Comets do not ‘dash’ across the sky. Like the planets, they appear in slightly different positions each night with respect to the background stars.

A comet passing very close to Earth, however, can appear to move considerably from night to night, as did Comet Hyakutake in March 1996.

Most comets are observable only with telescopes; only occasionally does one become visible to the unaided eye. The brightness of a comet can be quite unpredictable, especially if has never been seen before.

When there is a fine ‘naked-eye’ comet, the best general view is usually obtained with binoculars, not a telescope.

A useful type for general astronomy, including comet observation, is a pair marked ‘7x50’, which has lenses 50 mm across and magnifies 7 times.

It is also very important to be well away from city lights, and to stand outside for some time (at least ten minutes, but preferably longer) to allow the eyes time to get used to the darkness.
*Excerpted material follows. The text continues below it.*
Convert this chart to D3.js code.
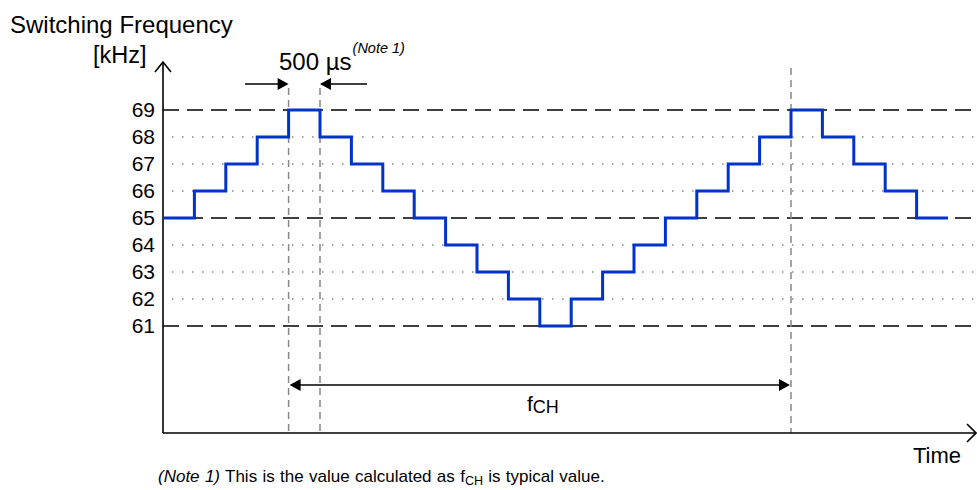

Dark-adapted country dwellers with binoculars obtained fine views of Comet Halley in 1986, but many city dwellers, ignoring all of this advice, failed even to notice it at all! It is important to note that time-exposure photography shows much more detail.


Old ideas about comets

Long ago, nobody knew the true nature of comets. The Chinese called them, among other things, ‘broom stars’ or ‘bushy stars’. Comets were often seen to be bad omens, and they were wrongly associated with such events as the deaths of important people. The appearance of Comet Halley in 1066 was thought to be a very significant event relating to the Battle of Hastings, and its presence in the sky was depicted on the Bayeux Tapestry.


Future studies of comets

Much more research needs to be done on comets. Because they contain primitive material, more detailed studies may assist in understanding the early history of the Solar System. Earth-based and spacecraft studies will hopefully continue to expand our knowledge of these strange objects.

Already, there have been several spacecraft studies of comets, including Comet Halley (1986) and Comet Churymov-Gerasimenko (2014-16).